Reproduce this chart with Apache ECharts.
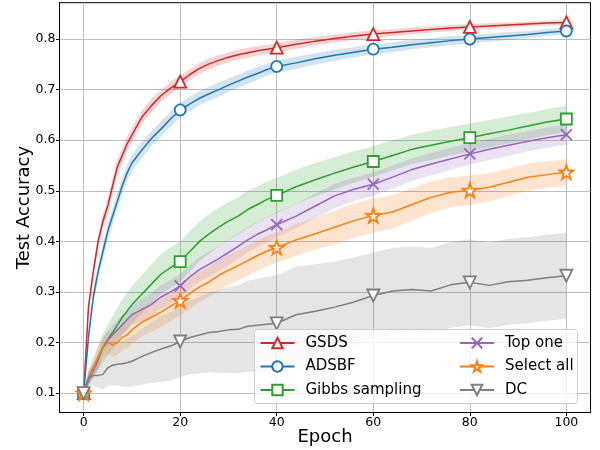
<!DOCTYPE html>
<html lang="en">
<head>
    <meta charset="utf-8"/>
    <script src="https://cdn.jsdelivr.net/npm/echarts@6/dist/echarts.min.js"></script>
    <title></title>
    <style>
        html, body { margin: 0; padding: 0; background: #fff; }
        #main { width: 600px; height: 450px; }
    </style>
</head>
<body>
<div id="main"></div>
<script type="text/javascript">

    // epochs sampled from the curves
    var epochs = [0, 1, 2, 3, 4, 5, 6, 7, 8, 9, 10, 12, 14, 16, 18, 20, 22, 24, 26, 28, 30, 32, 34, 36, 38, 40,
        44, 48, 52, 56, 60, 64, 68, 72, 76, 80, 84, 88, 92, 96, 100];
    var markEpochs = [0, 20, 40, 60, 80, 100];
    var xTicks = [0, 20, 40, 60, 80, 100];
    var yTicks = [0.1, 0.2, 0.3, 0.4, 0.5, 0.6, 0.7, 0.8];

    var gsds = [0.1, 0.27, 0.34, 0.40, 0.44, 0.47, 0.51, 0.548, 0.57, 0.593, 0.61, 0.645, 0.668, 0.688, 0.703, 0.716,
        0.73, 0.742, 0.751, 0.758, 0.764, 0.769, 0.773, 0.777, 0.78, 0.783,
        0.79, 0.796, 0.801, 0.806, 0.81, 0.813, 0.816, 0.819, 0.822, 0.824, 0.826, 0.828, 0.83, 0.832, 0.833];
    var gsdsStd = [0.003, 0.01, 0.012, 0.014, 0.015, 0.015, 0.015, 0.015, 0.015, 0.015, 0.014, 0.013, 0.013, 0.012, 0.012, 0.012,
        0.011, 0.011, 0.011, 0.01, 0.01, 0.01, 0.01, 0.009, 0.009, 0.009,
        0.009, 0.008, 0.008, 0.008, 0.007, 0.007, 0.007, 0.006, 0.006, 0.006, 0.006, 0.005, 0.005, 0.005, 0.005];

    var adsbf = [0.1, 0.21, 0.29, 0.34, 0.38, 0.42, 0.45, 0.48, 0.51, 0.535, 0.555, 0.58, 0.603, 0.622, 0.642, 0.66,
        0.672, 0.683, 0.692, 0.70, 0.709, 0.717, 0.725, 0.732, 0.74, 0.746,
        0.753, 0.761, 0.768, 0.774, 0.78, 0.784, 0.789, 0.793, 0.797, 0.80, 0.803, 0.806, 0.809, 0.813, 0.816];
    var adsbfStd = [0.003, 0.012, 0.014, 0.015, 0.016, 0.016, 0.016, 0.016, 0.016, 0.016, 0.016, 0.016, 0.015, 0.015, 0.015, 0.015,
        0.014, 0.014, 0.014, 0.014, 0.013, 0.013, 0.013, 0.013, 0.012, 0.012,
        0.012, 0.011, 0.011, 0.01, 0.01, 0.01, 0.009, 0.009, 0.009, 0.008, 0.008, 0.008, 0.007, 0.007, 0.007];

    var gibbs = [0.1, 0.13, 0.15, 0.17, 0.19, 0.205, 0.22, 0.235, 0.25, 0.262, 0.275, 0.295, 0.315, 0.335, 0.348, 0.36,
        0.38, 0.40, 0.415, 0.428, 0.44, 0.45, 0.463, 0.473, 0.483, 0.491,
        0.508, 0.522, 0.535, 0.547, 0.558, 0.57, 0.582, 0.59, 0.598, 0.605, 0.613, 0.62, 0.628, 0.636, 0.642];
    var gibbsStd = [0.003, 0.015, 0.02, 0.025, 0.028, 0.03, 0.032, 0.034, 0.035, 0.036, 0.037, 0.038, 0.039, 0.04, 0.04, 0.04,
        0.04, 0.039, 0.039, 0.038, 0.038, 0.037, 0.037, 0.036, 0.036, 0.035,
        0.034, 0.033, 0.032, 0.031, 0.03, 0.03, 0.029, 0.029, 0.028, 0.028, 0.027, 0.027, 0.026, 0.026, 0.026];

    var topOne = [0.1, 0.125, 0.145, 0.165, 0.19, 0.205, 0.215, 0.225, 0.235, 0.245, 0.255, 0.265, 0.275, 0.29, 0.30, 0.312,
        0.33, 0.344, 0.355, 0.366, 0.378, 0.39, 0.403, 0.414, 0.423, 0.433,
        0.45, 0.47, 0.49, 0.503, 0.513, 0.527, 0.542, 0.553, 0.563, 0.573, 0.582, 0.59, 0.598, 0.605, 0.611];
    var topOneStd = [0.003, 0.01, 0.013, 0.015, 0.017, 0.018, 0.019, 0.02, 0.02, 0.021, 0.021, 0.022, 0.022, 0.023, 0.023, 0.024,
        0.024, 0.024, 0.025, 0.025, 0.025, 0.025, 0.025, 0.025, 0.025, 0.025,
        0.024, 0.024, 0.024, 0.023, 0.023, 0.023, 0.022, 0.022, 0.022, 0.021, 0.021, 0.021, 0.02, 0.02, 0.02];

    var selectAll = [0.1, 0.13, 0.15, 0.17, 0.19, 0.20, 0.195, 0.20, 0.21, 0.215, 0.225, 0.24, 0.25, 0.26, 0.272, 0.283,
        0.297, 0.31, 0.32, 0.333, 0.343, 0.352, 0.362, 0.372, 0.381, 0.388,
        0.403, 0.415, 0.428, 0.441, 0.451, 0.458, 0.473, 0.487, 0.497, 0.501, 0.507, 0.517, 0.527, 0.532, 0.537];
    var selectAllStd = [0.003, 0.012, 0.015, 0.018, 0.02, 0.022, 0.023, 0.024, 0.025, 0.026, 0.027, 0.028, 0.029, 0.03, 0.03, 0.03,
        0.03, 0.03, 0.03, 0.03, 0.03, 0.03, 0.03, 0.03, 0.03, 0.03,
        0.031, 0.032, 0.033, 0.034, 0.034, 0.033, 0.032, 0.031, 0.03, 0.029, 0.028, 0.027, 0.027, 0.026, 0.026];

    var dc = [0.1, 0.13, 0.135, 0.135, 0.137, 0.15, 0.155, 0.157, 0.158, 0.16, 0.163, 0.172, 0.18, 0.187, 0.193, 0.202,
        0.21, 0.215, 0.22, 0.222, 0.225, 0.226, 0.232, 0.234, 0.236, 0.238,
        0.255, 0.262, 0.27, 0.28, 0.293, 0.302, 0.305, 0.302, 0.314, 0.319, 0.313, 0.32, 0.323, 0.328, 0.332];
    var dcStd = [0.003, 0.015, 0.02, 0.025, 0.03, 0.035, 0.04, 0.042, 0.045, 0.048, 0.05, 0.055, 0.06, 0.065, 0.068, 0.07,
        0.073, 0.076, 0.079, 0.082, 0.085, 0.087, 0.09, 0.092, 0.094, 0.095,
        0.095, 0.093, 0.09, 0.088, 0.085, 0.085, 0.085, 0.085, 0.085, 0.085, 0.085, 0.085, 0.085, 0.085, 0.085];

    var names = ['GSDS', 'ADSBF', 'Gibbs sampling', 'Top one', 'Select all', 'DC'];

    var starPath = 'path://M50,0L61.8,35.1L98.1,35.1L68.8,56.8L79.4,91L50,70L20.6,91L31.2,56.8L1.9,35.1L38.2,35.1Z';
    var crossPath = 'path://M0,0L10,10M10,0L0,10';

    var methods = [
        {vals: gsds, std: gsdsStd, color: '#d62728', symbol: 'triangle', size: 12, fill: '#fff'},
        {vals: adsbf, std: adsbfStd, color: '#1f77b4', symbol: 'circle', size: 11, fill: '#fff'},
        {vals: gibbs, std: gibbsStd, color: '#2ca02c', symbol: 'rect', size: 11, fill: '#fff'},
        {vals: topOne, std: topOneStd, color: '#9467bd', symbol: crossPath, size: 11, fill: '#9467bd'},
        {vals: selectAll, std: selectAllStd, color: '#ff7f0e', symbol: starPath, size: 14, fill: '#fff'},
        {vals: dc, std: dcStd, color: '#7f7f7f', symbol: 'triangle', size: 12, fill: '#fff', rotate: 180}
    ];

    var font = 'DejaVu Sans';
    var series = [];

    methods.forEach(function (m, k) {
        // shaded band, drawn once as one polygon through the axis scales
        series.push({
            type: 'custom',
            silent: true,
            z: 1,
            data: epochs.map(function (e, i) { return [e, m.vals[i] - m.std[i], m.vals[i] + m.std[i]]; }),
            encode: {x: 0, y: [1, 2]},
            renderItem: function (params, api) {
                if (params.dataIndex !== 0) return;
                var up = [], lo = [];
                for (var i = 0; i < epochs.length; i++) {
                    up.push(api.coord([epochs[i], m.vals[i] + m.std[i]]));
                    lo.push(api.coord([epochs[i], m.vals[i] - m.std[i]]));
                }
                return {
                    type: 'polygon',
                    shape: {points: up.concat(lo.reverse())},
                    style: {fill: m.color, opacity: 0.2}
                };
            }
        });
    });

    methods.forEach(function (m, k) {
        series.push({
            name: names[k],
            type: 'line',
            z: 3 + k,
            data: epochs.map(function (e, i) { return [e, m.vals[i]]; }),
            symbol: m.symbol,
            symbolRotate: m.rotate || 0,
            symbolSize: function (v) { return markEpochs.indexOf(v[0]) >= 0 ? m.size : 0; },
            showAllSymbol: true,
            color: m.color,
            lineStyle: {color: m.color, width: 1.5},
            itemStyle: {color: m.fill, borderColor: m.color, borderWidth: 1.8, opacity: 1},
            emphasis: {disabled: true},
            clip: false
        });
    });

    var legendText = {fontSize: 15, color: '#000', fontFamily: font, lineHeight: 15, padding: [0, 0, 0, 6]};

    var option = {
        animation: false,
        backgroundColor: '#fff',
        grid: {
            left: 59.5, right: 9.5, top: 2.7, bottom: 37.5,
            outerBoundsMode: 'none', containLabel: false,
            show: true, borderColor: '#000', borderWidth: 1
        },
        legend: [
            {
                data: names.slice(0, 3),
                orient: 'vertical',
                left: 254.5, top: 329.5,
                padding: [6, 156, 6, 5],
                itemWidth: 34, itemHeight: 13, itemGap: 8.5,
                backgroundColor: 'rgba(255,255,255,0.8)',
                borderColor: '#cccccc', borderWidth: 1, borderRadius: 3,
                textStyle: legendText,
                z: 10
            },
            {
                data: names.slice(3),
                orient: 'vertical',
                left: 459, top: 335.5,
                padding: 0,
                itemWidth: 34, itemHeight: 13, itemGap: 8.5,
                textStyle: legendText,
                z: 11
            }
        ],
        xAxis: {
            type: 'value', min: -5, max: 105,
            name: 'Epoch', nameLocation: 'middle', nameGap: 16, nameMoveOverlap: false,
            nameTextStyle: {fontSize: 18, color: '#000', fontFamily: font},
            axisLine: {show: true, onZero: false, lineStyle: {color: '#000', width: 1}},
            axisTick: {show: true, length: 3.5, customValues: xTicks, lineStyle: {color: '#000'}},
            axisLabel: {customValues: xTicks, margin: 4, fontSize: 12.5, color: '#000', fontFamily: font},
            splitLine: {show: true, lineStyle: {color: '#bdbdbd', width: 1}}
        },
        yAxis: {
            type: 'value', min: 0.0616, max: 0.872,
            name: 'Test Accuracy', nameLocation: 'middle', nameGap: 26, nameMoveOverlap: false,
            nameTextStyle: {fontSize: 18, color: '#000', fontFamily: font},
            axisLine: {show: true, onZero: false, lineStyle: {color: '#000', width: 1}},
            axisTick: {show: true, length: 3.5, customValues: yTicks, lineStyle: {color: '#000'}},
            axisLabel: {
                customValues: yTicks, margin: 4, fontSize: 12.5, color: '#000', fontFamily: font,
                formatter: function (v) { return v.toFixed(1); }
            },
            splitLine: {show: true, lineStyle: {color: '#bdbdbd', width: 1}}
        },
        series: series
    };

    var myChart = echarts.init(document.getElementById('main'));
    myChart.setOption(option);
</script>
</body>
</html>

----------

WHAT IS NEEDED: Skip the pictures and restate exactly the lines from the beginning of the listing to the line with "var yTicks = [0.1, 0.2, 0.3, 0.4, 0.5, 0.6, 0.7, 0.8];", that line included.

FINAL RESULT:
Reproduce this chart with Apache ECharts.
<!DOCTYPE html>
<html lang="en">
<head>
    <meta charset="utf-8"/>
    <script src="https://cdn.jsdelivr.net/npm/echarts@6/dist/echarts.min.js"></script>
    <title></title>
    <style>
        html, body { margin: 0; padding: 0; background: #fff; }
        #main { width: 600px; height: 450px; }
    </style>
</head>
<body>
<div id="main"></div>
<script type="text/javascript">

    // epochs sampled from the curves
    var epochs = [0, 1, 2, 3, 4, 5, 6, 7, 8, 9, 10, 12, 14, 16, 18, 20, 22, 24, 26, 28, 30, 32, 34, 36, 38, 40,
        44, 48, 52, 56, 60, 64, 68, 72, 76, 80, 84, 88, 92, 96, 100];
    var markEpochs = [0, 20, 40, 60, 80, 100];
    var xTicks = [0, 20, 40, 60, 80, 100];
    var yTicks = [0.1, 0.2, 0.3, 0.4, 0.5, 0.6, 0.7, 0.8];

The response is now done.